> **TASK OBJECTIVE**:
From the first line of the listing below to the line with "ax = fig.add_axes([81/2483, 1", print each line exactly, and nothing more. Leave out the pictures.

─── DATA SEGMENT ───

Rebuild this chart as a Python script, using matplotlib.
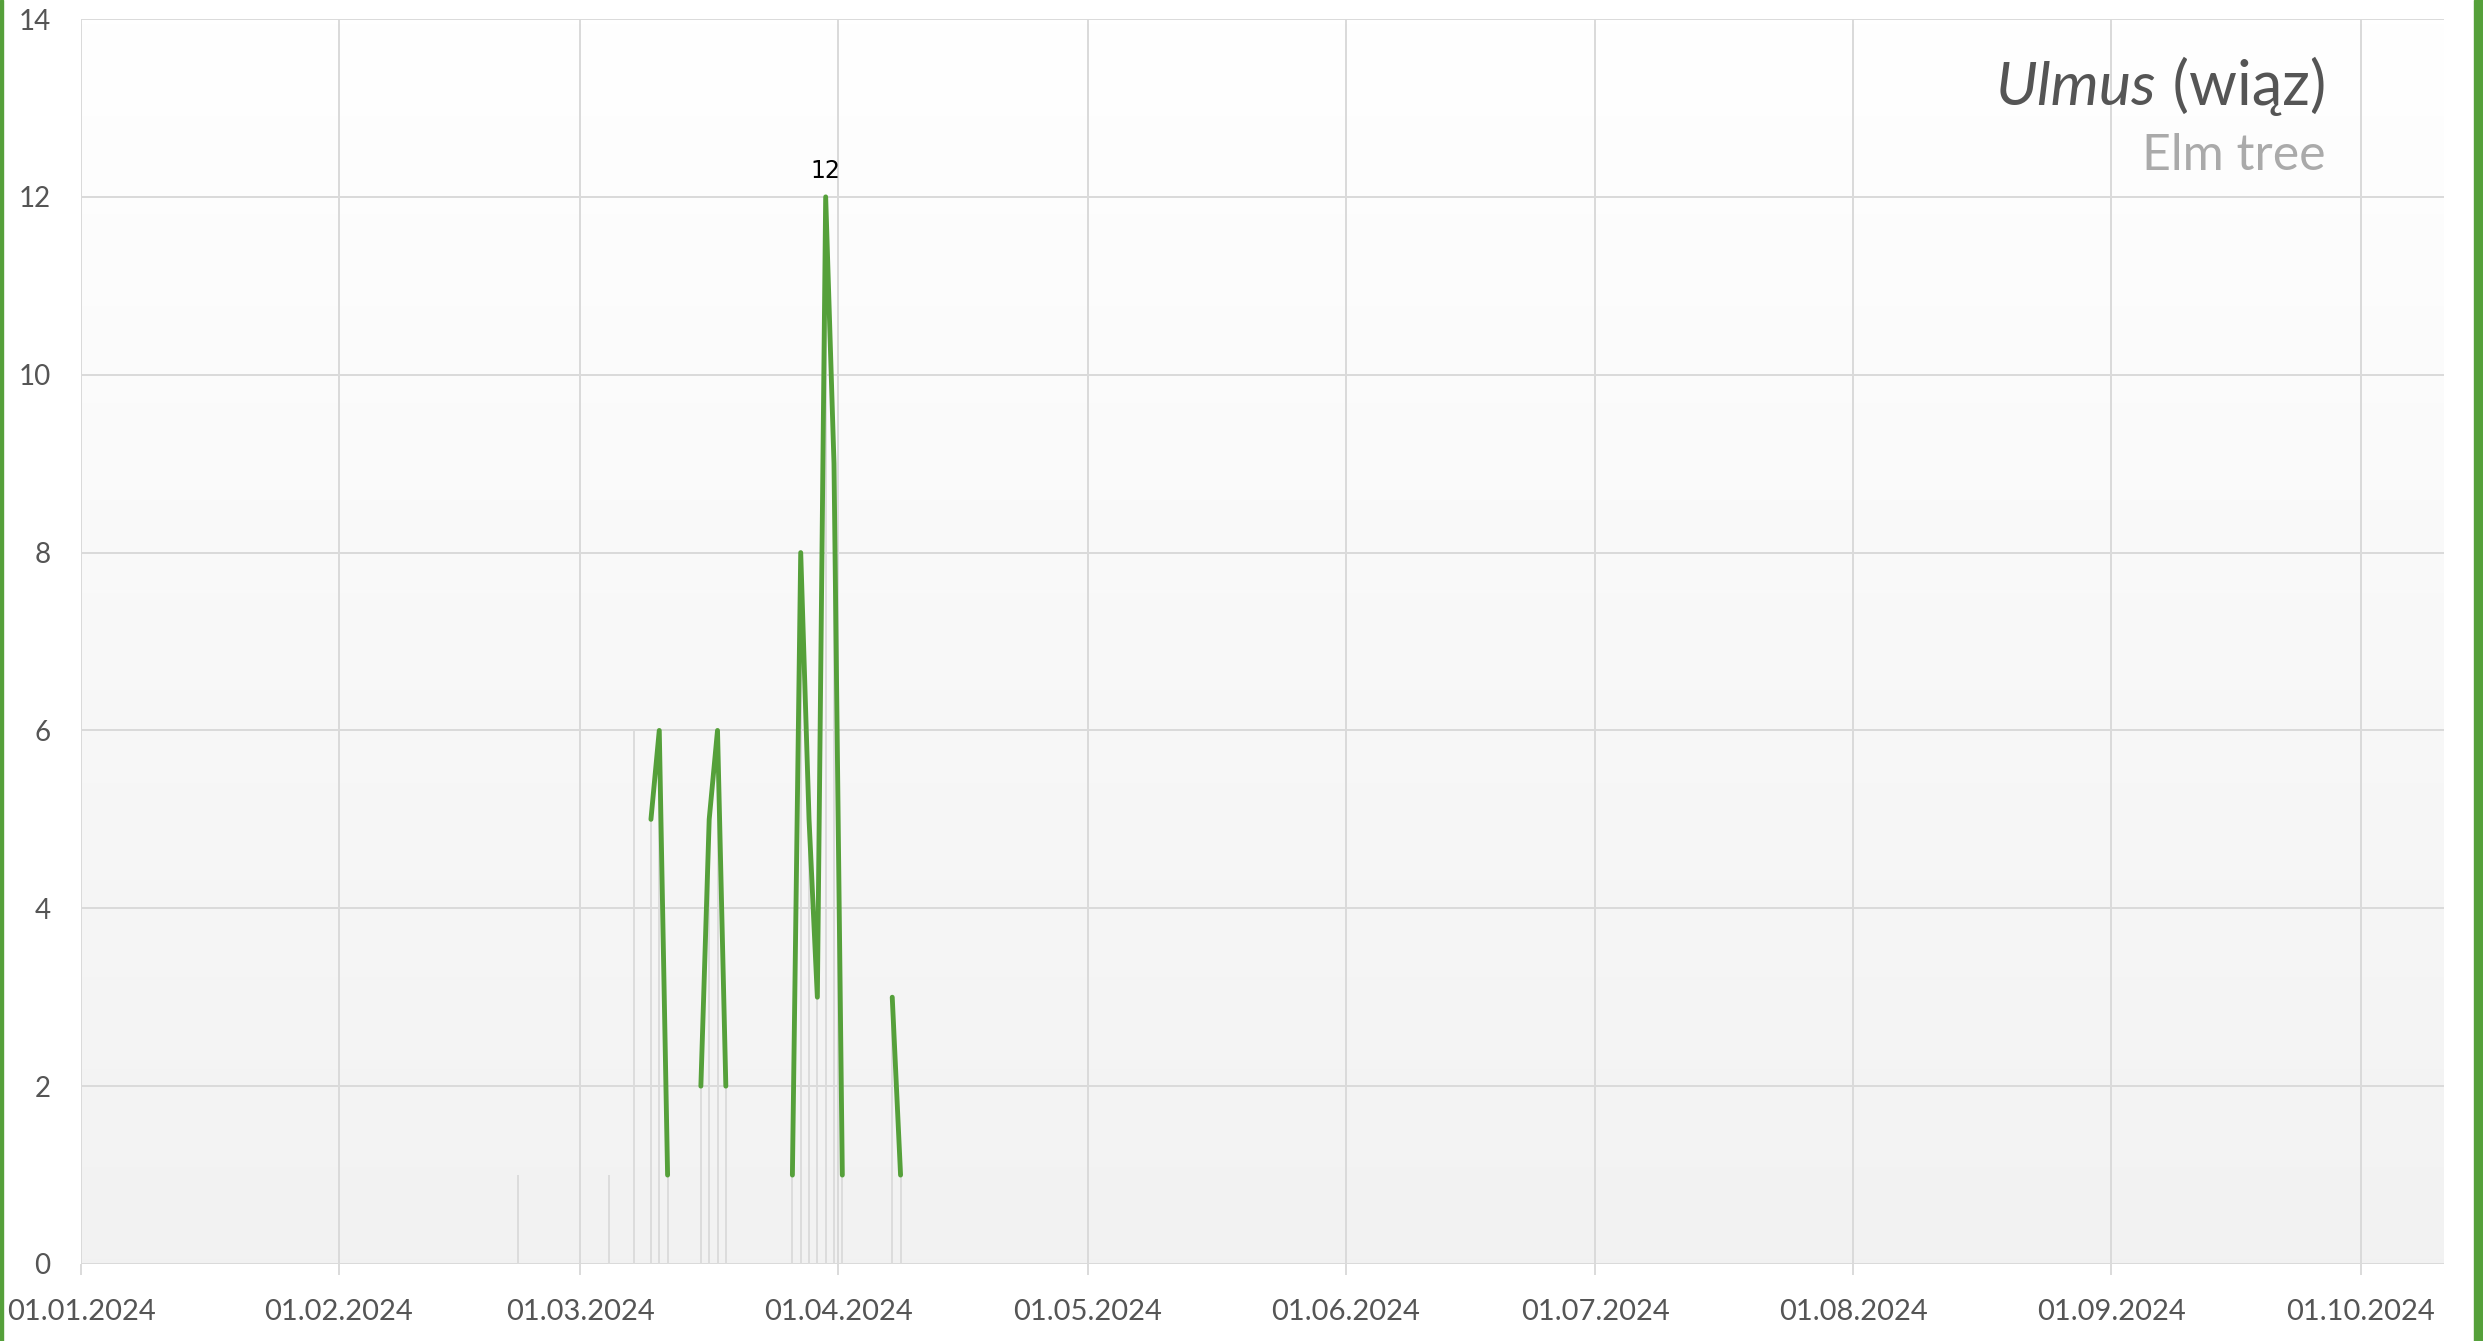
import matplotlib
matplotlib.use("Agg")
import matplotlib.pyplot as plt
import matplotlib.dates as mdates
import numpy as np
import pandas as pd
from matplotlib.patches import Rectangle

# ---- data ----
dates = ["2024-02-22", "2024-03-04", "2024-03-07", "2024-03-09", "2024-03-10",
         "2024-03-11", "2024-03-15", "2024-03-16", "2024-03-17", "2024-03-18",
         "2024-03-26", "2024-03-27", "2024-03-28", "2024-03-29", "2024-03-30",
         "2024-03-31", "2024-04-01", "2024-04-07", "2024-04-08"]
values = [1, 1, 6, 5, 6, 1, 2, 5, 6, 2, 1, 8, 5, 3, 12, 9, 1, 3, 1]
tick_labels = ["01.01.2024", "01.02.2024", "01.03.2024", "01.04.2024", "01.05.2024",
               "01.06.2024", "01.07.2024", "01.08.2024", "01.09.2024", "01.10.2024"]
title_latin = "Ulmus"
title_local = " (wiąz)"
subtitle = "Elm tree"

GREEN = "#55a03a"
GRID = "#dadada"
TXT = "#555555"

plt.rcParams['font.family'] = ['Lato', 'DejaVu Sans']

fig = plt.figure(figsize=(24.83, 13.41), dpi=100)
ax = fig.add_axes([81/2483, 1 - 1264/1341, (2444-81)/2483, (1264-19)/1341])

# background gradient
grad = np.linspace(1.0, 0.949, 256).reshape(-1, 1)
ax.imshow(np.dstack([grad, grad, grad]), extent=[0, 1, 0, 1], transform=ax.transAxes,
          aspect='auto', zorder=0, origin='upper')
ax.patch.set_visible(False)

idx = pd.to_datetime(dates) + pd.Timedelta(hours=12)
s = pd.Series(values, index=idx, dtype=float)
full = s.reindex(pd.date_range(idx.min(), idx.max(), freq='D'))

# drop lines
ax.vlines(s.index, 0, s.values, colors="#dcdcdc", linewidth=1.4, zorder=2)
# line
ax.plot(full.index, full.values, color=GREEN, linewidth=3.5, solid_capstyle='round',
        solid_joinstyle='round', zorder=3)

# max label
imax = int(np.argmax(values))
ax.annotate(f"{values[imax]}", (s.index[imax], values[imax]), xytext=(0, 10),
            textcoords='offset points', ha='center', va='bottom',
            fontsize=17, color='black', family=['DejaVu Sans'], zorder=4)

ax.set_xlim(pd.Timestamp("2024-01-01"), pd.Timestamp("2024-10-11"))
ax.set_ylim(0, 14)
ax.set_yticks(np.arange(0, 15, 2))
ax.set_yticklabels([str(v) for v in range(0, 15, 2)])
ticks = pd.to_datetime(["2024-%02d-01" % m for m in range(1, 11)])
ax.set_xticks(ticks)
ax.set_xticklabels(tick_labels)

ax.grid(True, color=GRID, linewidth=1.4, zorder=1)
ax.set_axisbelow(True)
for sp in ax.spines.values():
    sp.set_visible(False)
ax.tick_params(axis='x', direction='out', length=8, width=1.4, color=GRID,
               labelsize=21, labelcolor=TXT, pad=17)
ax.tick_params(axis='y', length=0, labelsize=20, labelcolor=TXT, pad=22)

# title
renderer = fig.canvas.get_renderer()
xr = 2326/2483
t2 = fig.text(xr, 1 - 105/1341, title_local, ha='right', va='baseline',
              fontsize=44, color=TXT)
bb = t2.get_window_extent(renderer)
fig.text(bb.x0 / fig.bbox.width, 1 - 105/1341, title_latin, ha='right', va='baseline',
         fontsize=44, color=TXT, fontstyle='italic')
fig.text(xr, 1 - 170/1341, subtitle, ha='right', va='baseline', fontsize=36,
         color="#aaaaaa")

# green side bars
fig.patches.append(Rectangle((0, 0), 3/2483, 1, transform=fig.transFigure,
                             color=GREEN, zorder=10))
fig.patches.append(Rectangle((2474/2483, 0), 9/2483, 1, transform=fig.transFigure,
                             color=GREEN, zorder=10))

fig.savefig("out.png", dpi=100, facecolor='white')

───

> **THE SOLUTION**:
Rebuild this chart as a Python script, using matplotlib.
import matplotlib
matplotlib.use("Agg")
import matplotlib.pyplot as plt
import matplotlib.dates as mdates
import numpy as np
import pandas as pd
from matplotlib.patches import Rectangle

# ---- data ----
dates = ["2024-02-22", "2024-03-04", "2024-03-07", "2024-03-09", "2024-03-10",
         "2024-03-11", "2024-03-15", "2024-03-16", "2024-03-17", "2024-03-18",
         "2024-03-26", "2024-03-27", "2024-03-28", "2024-03-29", "2024-03-30",
         "2024-03-31", "2024-04-01", "2024-04-07", "2024-04-08"]
values = [1, 1, 6, 5, 6, 1, 2, 5, 6, 2, 1, 8, 5, 3, 12, 9, 1, 3, 1]
tick_labels = ["01.01.2024", "01.02.2024", "01.03.2024", "01.04.2024", "01.05.2024",
               "01.06.2024", "01.07.2024", "01.08.2024", "01.09.2024", "01.10.2024"]
title_latin = "Ulmus"
title_local = " (wiąz)"
subtitle = "Elm tree"

GREEN = "#55a03a"
GRID = "#dadada"
TXT = "#555555"

plt.rcParams['font.family'] = ['Lato', 'DejaVu Sans']

fig = plt.figure(figsize=(24.83, 13.41), dpi=100)
ax = fig.add_axes([81/2483, 1 - 1264/1341, (2444-81)/2483, (1264-19)/1341])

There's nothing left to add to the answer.